> RAW DATA
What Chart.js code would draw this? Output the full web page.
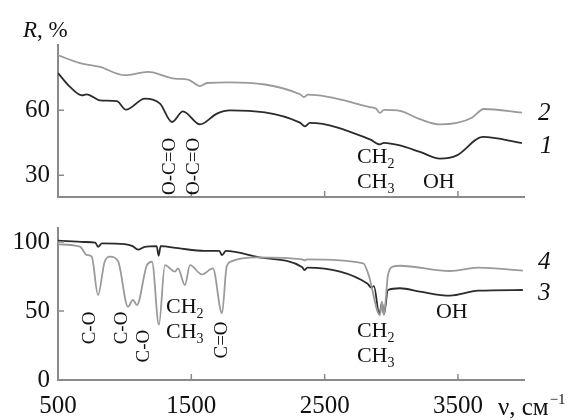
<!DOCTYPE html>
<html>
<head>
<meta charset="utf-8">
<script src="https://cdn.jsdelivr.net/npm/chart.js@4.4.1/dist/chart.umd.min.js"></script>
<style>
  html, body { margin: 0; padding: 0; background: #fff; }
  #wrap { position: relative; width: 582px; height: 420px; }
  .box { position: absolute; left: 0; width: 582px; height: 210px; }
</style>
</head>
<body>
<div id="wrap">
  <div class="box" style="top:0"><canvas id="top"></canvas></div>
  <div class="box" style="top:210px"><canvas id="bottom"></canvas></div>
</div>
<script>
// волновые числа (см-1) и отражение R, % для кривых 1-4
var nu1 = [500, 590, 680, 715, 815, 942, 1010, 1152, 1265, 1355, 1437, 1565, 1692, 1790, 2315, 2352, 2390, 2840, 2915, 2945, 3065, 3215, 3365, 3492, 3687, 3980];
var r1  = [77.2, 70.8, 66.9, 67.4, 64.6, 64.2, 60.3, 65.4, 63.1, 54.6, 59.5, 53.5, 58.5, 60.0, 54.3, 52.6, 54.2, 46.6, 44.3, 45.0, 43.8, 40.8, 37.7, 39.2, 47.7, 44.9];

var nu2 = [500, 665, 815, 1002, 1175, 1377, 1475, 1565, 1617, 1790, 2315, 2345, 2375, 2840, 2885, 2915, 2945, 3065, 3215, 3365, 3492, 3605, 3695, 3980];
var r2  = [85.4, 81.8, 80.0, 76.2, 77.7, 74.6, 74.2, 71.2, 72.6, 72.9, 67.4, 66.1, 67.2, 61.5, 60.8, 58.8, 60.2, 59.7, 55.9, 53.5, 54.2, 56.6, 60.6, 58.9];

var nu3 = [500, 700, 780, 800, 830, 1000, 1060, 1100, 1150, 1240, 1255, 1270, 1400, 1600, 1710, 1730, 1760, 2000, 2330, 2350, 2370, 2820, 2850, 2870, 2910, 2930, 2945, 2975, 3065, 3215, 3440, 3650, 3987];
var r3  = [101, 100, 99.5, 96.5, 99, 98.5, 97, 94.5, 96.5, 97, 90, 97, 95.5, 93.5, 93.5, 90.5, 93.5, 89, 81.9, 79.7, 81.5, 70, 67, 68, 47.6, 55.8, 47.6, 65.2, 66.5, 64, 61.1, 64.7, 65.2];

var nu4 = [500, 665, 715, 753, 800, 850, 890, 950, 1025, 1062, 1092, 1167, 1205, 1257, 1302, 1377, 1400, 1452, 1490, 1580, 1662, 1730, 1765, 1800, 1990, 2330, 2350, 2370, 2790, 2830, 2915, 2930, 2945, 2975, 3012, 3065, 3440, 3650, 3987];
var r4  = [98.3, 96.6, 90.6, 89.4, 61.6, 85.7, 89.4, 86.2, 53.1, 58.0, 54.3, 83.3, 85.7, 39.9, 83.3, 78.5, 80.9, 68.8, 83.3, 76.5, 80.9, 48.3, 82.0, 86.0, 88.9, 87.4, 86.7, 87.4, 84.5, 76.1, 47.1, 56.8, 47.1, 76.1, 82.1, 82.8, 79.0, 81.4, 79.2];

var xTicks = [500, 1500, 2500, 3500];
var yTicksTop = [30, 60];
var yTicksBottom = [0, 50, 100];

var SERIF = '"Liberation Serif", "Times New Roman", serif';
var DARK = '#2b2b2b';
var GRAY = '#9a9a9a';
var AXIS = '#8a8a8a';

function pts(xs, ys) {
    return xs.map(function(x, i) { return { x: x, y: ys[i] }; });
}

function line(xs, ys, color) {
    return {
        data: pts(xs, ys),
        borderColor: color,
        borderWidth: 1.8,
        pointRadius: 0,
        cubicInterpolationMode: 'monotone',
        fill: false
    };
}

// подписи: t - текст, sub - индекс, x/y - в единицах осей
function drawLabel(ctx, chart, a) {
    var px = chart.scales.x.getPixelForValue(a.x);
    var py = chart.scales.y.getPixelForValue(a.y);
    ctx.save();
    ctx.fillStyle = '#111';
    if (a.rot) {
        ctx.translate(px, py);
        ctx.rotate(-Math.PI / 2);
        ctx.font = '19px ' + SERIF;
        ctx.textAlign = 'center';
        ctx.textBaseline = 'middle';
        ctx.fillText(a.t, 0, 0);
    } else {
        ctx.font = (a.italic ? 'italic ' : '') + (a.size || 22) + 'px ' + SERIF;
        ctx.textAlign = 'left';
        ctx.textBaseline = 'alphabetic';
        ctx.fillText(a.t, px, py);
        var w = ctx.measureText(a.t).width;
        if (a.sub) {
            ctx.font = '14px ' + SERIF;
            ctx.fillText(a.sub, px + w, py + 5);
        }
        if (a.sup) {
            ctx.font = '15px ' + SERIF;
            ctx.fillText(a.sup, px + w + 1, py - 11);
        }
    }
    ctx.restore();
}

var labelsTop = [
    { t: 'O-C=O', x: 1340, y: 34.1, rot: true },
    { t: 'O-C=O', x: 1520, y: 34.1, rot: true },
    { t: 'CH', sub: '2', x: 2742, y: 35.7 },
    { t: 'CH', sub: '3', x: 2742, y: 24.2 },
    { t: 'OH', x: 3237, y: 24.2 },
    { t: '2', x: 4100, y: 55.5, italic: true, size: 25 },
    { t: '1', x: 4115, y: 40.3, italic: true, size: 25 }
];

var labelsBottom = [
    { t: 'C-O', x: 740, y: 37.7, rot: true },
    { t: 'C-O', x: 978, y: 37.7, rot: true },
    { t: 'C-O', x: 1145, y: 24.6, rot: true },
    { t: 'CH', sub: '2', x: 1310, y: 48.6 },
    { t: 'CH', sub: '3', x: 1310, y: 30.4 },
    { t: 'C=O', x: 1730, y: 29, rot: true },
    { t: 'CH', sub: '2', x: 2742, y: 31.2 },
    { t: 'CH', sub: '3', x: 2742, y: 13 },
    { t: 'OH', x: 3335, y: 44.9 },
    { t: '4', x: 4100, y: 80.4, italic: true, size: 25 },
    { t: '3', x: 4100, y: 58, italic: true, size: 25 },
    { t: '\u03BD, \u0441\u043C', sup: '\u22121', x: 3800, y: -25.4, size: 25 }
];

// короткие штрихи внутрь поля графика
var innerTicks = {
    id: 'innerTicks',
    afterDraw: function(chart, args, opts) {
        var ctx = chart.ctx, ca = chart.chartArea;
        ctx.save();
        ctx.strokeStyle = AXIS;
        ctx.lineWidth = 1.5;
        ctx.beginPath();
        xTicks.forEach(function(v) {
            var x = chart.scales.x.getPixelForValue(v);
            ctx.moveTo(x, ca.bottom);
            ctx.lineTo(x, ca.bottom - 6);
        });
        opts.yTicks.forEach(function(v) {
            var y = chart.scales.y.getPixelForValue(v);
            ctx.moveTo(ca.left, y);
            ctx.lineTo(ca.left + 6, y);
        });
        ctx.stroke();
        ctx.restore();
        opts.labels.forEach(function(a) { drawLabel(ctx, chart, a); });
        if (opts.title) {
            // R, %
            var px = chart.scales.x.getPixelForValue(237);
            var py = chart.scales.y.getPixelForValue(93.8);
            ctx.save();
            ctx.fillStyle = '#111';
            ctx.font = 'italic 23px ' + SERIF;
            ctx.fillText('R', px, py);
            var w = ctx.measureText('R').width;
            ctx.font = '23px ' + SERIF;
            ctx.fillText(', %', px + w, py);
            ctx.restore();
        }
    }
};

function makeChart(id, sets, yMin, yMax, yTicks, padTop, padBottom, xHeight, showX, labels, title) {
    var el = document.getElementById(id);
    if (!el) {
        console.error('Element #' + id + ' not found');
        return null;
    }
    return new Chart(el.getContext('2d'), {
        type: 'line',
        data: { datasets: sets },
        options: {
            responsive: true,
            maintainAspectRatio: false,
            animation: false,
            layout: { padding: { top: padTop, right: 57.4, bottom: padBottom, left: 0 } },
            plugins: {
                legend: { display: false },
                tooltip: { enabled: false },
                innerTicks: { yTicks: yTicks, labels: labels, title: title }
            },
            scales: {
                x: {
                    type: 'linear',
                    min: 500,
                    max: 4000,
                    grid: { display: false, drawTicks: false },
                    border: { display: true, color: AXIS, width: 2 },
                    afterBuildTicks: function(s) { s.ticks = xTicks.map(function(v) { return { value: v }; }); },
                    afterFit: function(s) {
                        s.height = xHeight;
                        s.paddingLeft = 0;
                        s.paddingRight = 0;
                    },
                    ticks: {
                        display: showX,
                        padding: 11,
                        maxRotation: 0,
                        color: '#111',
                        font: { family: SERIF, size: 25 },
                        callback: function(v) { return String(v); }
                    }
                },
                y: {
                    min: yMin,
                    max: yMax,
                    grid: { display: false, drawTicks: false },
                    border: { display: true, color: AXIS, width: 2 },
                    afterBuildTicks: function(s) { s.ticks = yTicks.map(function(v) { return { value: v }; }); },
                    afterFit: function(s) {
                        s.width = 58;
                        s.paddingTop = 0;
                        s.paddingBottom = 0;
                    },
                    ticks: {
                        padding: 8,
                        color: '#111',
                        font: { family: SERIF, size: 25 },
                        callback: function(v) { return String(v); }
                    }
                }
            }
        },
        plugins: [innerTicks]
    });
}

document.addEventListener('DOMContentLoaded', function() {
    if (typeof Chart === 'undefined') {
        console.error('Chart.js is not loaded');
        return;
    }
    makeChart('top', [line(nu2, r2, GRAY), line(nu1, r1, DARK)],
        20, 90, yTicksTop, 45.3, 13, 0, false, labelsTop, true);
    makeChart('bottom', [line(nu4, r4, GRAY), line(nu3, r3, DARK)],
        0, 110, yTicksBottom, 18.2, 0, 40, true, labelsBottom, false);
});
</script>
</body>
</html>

> GIVEN REQUEST
Please take the lines from the beginning of the data above through the line holding "39.2, 47.7, 44.9];" and transcribe them exactly, without any pictures.

> REPLY
What Chart.js code would draw this? Output the full web page.
<!DOCTYPE html>
<html>
<head>
<meta charset="utf-8">
<script src="https://cdn.jsdelivr.net/npm/chart.js@4.4.1/dist/chart.umd.min.js"></script>
<style>
  html, body { margin: 0; padding: 0; background: #fff; }
  #wrap { position: relative; width: 582px; height: 420px; }
  .box { position: absolute; left: 0; width: 582px; height: 210px; }
</style>
</head>
<body>
<div id="wrap">
  <div class="box" style="top:0"><canvas id="top"></canvas></div>
  <div class="box" style="top:210px"><canvas id="bottom"></canvas></div>
</div>
<script>
// волновые числа (см-1) и отражение R, % для кривых 1-4
var nu1 = [500, 590, 680, 715, 815, 942, 1010, 1152, 1265, 1355, 1437, 1565, 1692, 1790, 2315, 2352, 2390, 2840, 2915, 2945, 3065, 3215, 3365, 3492, 3687, 3980];
var r1  = [77.2, 70.8, 66.9, 67.4, 64.6, 64.2, 60.3, 65.4, 63.1, 54.6, 59.5, 53.5, 58.5, 60.0, 54.3, 52.6, 54.2, 46.6, 44.3, 45.0, 43.8, 40.8, 37.7, 39.2, 47.7, 44.9];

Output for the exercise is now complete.